◆ DO THIS:
Restate the full listing word for word and leave the pictures out.

◆ DATA LINES:
-- start --

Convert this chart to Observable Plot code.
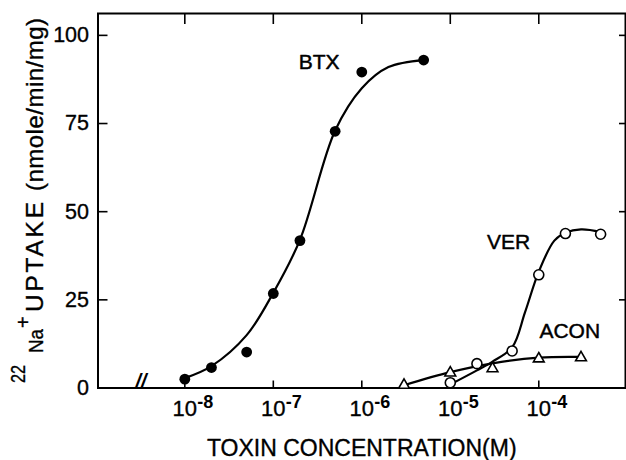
<!DOCTYPE html>
<html>
<head>
<meta charset="utf-8">
<script src="https://cdn.jsdelivr.net/npm/d3@7"></script>
<script src="https://cdn.jsdelivr.net/npm/@observablehq/plot@0.6"></script>
<style>
  html, body { margin: 0; padding: 0; background: #fff; }
  #chart svg { display: block; }
</style>
</head>
<body>
<div id="chart"></div>
<script>
// ---- data ----
const btxConc   = [1e-8, 2e-8, 5e-8, 1e-7, 2e-7, 5e-7, 1e-6, 5e-6];
const btxUptake = [2.5, 5.8, 10.2, 26.8, 41.8, 72.8, 89.6, 93.0];
const verConc   = [1e-5, 2e-5, 5e-5, 1e-4, 2e-4, 5e-4];
const verUptake = [1.5, 6.9, 10.5, 32.1, 43.8, 43.6];
const aconConc   = [3e-6, 1e-5, 3e-5, 1e-4, 3e-4];
const aconUptake = [0.8, 4.3, 5.5, 8.3, 8.6];

// hand-drawn fitted curves
const btxCurveConc   = [1e-8, 2e-8, 5e-8, 1e-7, 2e-7, 5e-7, 1e-6, 2e-6, 5e-6];
const btxCurveUptake = [2.8, 6.2, 15, 27, 42, 73, 85, 91, 93];
const verCurveConc   = [1e-5, 2e-5, 3e-5, 5e-5, 7e-5, 1e-4, 1.5e-4, 2e-4, 3e-4, 5e-4];
const verCurveUptake = [1.0, 5.0, 7.5, 11.5, 21.5, 33, 41.8, 44, 45, 44.3];
const aconCurveConc   = [3e-6, 1e-5, 3e-5, 1e-4, 3e-4];
const aconCurveUptake = [0.8, 4.5, 7.0, 8.6, 8.8];

const seriesLabels = ["BTX", "VER", "ACON"];
const labelConc    = [3.3e-7, 4.55e-5, 2.24e-4];
const labelUptake  = [92.3, 41.2, 16.2];

const xTicks = [1e-8, 1e-7, 1e-6, 1e-5, 1e-4];
const xTickBase = "10";
const xTickExponents = ["-8", "-7", "-6", "-5", "-4"];
const yTicks = [0, 25, 50, 75, 100];
const axisBreak = "//";
const axisBreakConc = [3.2e-9];
const xTitle = "TOXIN CONCENTRATION(M)";
const yTitleParts = ["22", "Na", "+", "UPTAKE", "(nmole/min/mg)"];

// ---- tables ----
const pts = (xs, ys) => xs.map((x, i) => ({x, y: ys[i]}));
const btx = pts(btxConc, btxUptake);
const ver = pts(verConc, verUptake);
const acon = pts(aconConc, aconUptake);
const btxCurve = pts(btxCurveConc, btxCurveUptake);
const verCurve = pts(verCurveConc, verCurveUptake);
const aconCurve = pts(aconCurveConc, aconCurveUptake);
const labels = seriesLabels.map((t, i) => ({t, x: labelConc[i], y: labelUptake[i]}));

const FONT = "'Liberation Sans', Arial, Helvetica, sans-serif";
const W = 626, H = 460;
const mL = 97.5, mR = 1, mT = 13, mB = 72.5;
const pw = W - mL - mR, ph = H - mT - mB;
const heavy = {fill: "#000", stroke: "#000", strokeWidth: 0.35};

const plot = Plot.plot({
  width: W, height: H,
  marginLeft: mL, marginRight: mR, marginTop: mT, marginBottom: mB,
  style: {fontFamily: FONT, background: "#fff", color: "#000", overflow: "visible"},
  x: {type: "log", domain: [Math.pow(10, -8.981), Math.pow(10, -3.02)], axis: null},
  y: {domain: [0, 106.2], axis: null},
  marks: [
    Plot.frame({stroke: "#000", strokeWidth: 2}),
    // inward ticks
    Plot.tickX(xTicks, {x: d => d, insetTop: ph - 7, stroke: "#000", strokeWidth: 1.6}),
    Plot.tickX(xTicks, {x: d => d, insetBottom: ph - 11, stroke: "#000", strokeWidth: 1.6}),
    Plot.tickY(yTicks, {y: d => d, insetRight: pw - 10, stroke: "#000", strokeWidth: 1.6}),
    Plot.tickY(yTicks, {y: d => d, insetLeft: pw - 6, stroke: "#000", strokeWidth: 1.6}),
    // axis break
    Plot.text(axisBreakConc, {x: d => d, frameAnchor: "bottom", text: () => axisBreak,
      fontSize: 20, fontWeight: "bold", fill: "#000", dy: 0, fontStyle: "italic"}),
    // tick labels
    Plot.text(yTicks, {y: d => d, frameAnchor: "left", text: d => String(d), textAnchor: "end",
      dx: -9, fontSize: 21.5, ...heavy}),
    Plot.text(xTicks, {x: d => d, frameAnchor: "bottom", text: () => xTickBase,
      lineAnchor: "bottom", dy: 27.5, fontSize: 22, ...heavy}),
    Plot.text(xTicks, {x: d => d, frameAnchor: "bottom", text: (d, i) => xTickExponents[i],
      textAnchor: "start", lineAnchor: "bottom", dx: 12.5, dy: 20, fontSize: 18,
      fontWeight: "bold", fill: "#000"}),
    // x title
    Plot.text([xTitle], {frameAnchor: "bottom", text: d => d, lineAnchor: "bottom",
      dy: 68, fontSize: 23, ...heavy}),
    // curves
    Plot.line(btxCurve, {x: "x", y: "y", curve: "catmull-rom", stroke: "#000", strokeWidth: 2.2}),
    Plot.line(verCurve, {x: "x", y: "y", curve: "catmull-rom", stroke: "#000", strokeWidth: 2.2}),
    Plot.line(aconCurve, {x: "x", y: "y", curve: "catmull-rom", stroke: "#000", strokeWidth: 2.2}),
    // points
    Plot.dot(btx, {x: "x", y: "y", r: 5.4, fill: "#000", stroke: "none"}),
    Plot.dot(ver, {x: "x", y: "y", r: 5, fill: "#fff", stroke: "#000", strokeWidth: 1.6}),
    Plot.dot(acon, {x: "x", y: "y", r: 4, symbol: "triangle", fill: "#fff", stroke: "#000", strokeWidth: 1.6}),
    // series labels
    Plot.text(labels, {x: "x", y: "y", text: "t", fontSize: 21, fill: "#000",
      stroke: "#000", strokeWidth: 0.45})
  ]
});

// rotated y-axis title with superscripts
const svg = d3.select(plot);
const g = svg.append("g")
  .attr("transform", "translate(43,383) rotate(-90)")
  .attr("font-family", FONT)
  .attr("text-anchor", "start")
  .attr("fill", "#000")
  .attr("stroke", "#000")
  .attr("stroke-width", 0.35)
  .attr("paint-order", "stroke");
const segs = [
  {x: 0,   y: -18,   size: 21, len: 18,  adj: "spacingAndGlyphs"},
  {x: 30,  y: 0,     size: 21, len: 24,  adj: "spacingAndGlyphs"},
  {x: 55,  y: -13.5, size: 20, len: null},
  {x: 71,  y: 0,     size: 24.5, len: 110, adj: "spacing"},
  {x: 192, y: 0,     size: 24, len: 173, adj: "spacing"}
];
yTitleParts.forEach((t, i) => {
  const s = segs[i];
  const el = g.append("text")
    .attr("x", s.x).attr("y", s.y)
    .attr("text-anchor", "start")
    .attr("font-size", s.size)
    .text(t);
  if (s.len) el.attr("textLength", s.len).attr("lengthAdjust", s.adj);
});

document.getElementById("chart").appendChild(plot);
</script>
</body>
</html>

-- end --

◆ FULL SOLUTION:
Convert this chart to Observable Plot code.
<!DOCTYPE html>
<html>
<head>
<meta charset="utf-8">
<script src="https://cdn.jsdelivr.net/npm/d3@7"></script>
<script src="https://cdn.jsdelivr.net/npm/@observablehq/plot@0.6"></script>
<style>
  html, body { margin: 0; padding: 0; background: #fff; }
  #chart svg { display: block; }
</style>
</head>
<body>
<div id="chart"></div>
<script>
// ---- data ----
const btxConc   = [1e-8, 2e-8, 5e-8, 1e-7, 2e-7, 5e-7, 1e-6, 5e-6];
const btxUptake = [2.5, 5.8, 10.2, 26.8, 41.8, 72.8, 89.6, 93.0];
const verConc   = [1e-5, 2e-5, 5e-5, 1e-4, 2e-4, 5e-4];
const verUptake = [1.5, 6.9, 10.5, 32.1, 43.8, 43.6];
const aconConc   = [3e-6, 1e-5, 3e-5, 1e-4, 3e-4];
const aconUptake = [0.8, 4.3, 5.5, 8.3, 8.6];

// hand-drawn fitted curves
const btxCurveConc   = [1e-8, 2e-8, 5e-8, 1e-7, 2e-7, 5e-7, 1e-6, 2e-6, 5e-6];
const btxCurveUptake = [2.8, 6.2, 15, 27, 42, 73, 85, 91, 93];
const verCurveConc   = [1e-5, 2e-5, 3e-5, 5e-5, 7e-5, 1e-4, 1.5e-4, 2e-4, 3e-4, 5e-4];
const verCurveUptake = [1.0, 5.0, 7.5, 11.5, 21.5, 33, 41.8, 44, 45, 44.3];
const aconCurveConc   = [3e-6, 1e-5, 3e-5, 1e-4, 3e-4];
const aconCurveUptake = [0.8, 4.5, 7.0, 8.6, 8.8];

const seriesLabels = ["BTX", "VER", "ACON"];
const labelConc    = [3.3e-7, 4.55e-5, 2.24e-4];
const labelUptake  = [92.3, 41.2, 16.2];

const xTicks = [1e-8, 1e-7, 1e-6, 1e-5, 1e-4];
const xTickBase = "10";
const xTickExponents = ["-8", "-7", "-6", "-5", "-4"];
const yTicks = [0, 25, 50, 75, 100];
const axisBreak = "//";
const axisBreakConc = [3.2e-9];
const xTitle = "TOXIN CONCENTRATION(M)";
const yTitleParts = ["22", "Na", "+", "UPTAKE", "(nmole/min/mg)"];

// ---- tables ----
const pts = (xs, ys) => xs.map((x, i) => ({x, y: ys[i]}));
const btx = pts(btxConc, btxUptake);
const ver = pts(verConc, verUptake);
const acon = pts(aconConc, aconUptake);
const btxCurve = pts(btxCurveConc, btxCurveUptake);
const verCurve = pts(verCurveConc, verCurveUptake);
const aconCurve = pts(aconCurveConc, aconCurveUptake);
const labels = seriesLabels.map((t, i) => ({t, x: labelConc[i], y: labelUptake[i]}));

const FONT = "'Liberation Sans', Arial, Helvetica, sans-serif";
const W = 626, H = 460;
const mL = 97.5, mR = 1, mT = 13, mB = 72.5;
const pw = W - mL - mR, ph = H - mT - mB;
const heavy = {fill: "#000", stroke: "#000", strokeWidth: 0.35};

const plot = Plot.plot({
  width: W, height: H,
  marginLeft: mL, marginRight: mR, marginTop: mT, marginBottom: mB,
  style: {fontFamily: FONT, background: "#fff", color: "#000", overflow: "visible"},
  x: {type: "log", domain: [Math.pow(10, -8.981), Math.pow(10, -3.02)], axis: null},
  y: {domain: [0, 106.2], axis: null},
  marks: [
    Plot.frame({stroke: "#000", strokeWidth: 2}),
    // inward ticks
    Plot.tickX(xTicks, {x: d => d, insetTop: ph - 7, stroke: "#000", strokeWidth: 1.6}),
    Plot.tickX(xTicks, {x: d => d, insetBottom: ph - 11, stroke: "#000", strokeWidth: 1.6}),
    Plot.tickY(yTicks, {y: d => d, insetRight: pw - 10, stroke: "#000", strokeWidth: 1.6}),
    Plot.tickY(yTicks, {y: d => d, insetLeft: pw - 6, stroke: "#000", strokeWidth: 1.6}),
    // axis break
    Plot.text(axisBreakConc, {x: d => d, frameAnchor: "bottom", text: () => axisBreak,
      fontSize: 20, fontWeight: "bold", fill: "#000", dy: 0, fontStyle: "italic"}),
    // tick labels
    Plot.text(yTicks, {y: d => d, frameAnchor: "left", text: d => String(d), textAnchor: "end",
      dx: -9, fontSize: 21.5, ...heavy}),
    Plot.text(xTicks, {x: d => d, frameAnchor: "bottom", text: () => xTickBase,
      lineAnchor: "bottom", dy: 27.5, fontSize: 22, ...heavy}),
    Plot.text(xTicks, {x: d => d, frameAnchor: "bottom", text: (d, i) => xTickExponents[i],
      textAnchor: "start", lineAnchor: "bottom", dx: 12.5, dy: 20, fontSize: 18,
      fontWeight: "bold", fill: "#000"}),
    // x title
    Plot.text([xTitle], {frameAnchor: "bottom", text: d => d, lineAnchor: "bottom",
      dy: 68, fontSize: 23, ...heavy}),
    // curves
    Plot.line(btxCurve, {x: "x", y: "y", curve: "catmull-rom", stroke: "#000", strokeWidth: 2.2}),
    Plot.line(verCurve, {x: "x", y: "y", curve: "catmull-rom", stroke: "#000", strokeWidth: 2.2}),
    Plot.line(aconCurve, {x: "x", y: "y", curve: "catmull-rom", stroke: "#000", strokeWidth: 2.2}),
    // points
    Plot.dot(btx, {x: "x", y: "y", r: 5.4, fill: "#000", stroke: "none"}),
    Plot.dot(ver, {x: "x", y: "y", r: 5, fill: "#fff", stroke: "#000", strokeWidth: 1.6}),
    Plot.dot(acon, {x: "x", y: "y", r: 4, symbol: "triangle", fill: "#fff", stroke: "#000", strokeWidth: 1.6}),
    // series labels
    Plot.text(labels, {x: "x", y: "y", text: "t", fontSize: 21, fill: "#000",
      stroke: "#000", strokeWidth: 0.45})
  ]
});

// rotated y-axis title with superscripts
const svg = d3.select(plot);
const g = svg.append("g")
  .attr("transform", "translate(43,383) rotate(-90)")
  .attr("font-family", FONT)
  .attr("text-anchor", "start")
  .attr("fill", "#000")
  .attr("stroke", "#000")
  .attr("stroke-width", 0.35)
  .attr("paint-order", "stroke");
const segs = [
  {x: 0,   y: -18,   size: 21, len: 18,  adj: "spacingAndGlyphs"},
  {x: 30,  y: 0,     size: 21, len: 24,  adj: "spacingAndGlyphs"},
  {x: 55,  y: -13.5, size: 20, len: null},
  {x: 71,  y: 0,     size: 24.5, len: 110, adj: "spacing"},
  {x: 192, y: 0,     size: 24, len: 173, adj: "spacing"}
];
yTitleParts.forEach((t, i) => {
  const s = segs[i];
  const el = g.append("text")
    .attr("x", s.x).attr("y", s.y)
    .attr("text-anchor", "start")
    .attr("font-size", s.size)
    .text(t);
  if (s.len) el.attr("textLength", s.len).attr("lengthAdjust", s.adj);
});

document.getElementById("chart").appendChild(plot);
</script>
</body>
</html>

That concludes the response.